7.12.2007

Thoughts On Sustainability

I came upon a beautifully written treatise on sustainable beekeeping last evening. The author, Phil Chandler, articulates better than I ever could some of the thinking behind beekeeping off the chemical grid, as it were. If you're thinking about taking up beekeeping, or interested in understanding the context for the current honeybee crisis, I highly recommend it.

Commercial and mainstream beekeeping is pumping bees full of antibiotics and chemicals, essentially breeding weaker bees with no chance of developing natural resistance to pests and diseases. This growing weakness is, of course, met with more chemicals and man-made "solutions" that are lucrative for certain humans and devastating for bees, our environment, and our already corrupted relationship to our brethren in the natural world.

In addition, our pollination practices undermine bees' nutritional needs, forcing them to collect monolithic nectar sources by treating them as pollination machines. One illustration: the underbrush of almond orchards is assiduously mowed to prevent other blossoms from "distracting" the bees from their (forcibly) assigned task, meaning that they have no choice but to collect nectar and pollen from a single plant: almond. In nature, bees visit a diversity of blossoms to ensure a rich variety of nutritional inputs.

These are just a couple of quick illustrations of how we're screwing, and screwing up, the bees.

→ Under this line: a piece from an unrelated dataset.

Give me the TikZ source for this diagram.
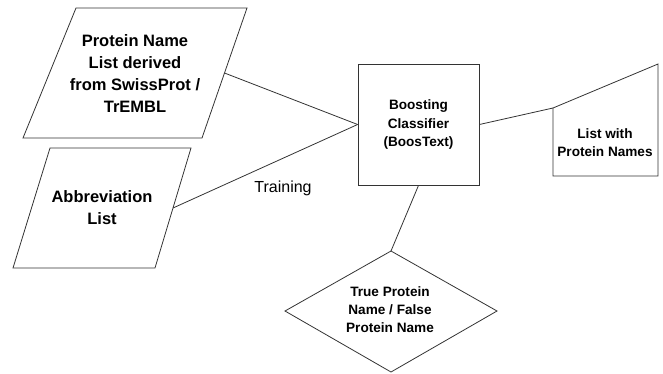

There are alternatives, though you'd never, ever know it from reading the beekeeping books out there. It's a bit like the myth that organic farming is somehow less efficient or productive than dousing our food supply with chemicals, trashing the health of the topsoil, and wrecking the ecosystem to "manufacture" bright and pretty (and pretty tasteless) tomatoes, strawberries, or watermelons, in and out of season. There's a new report showing that organic farming more than holds its own against conventional farming practices. It's worth a look.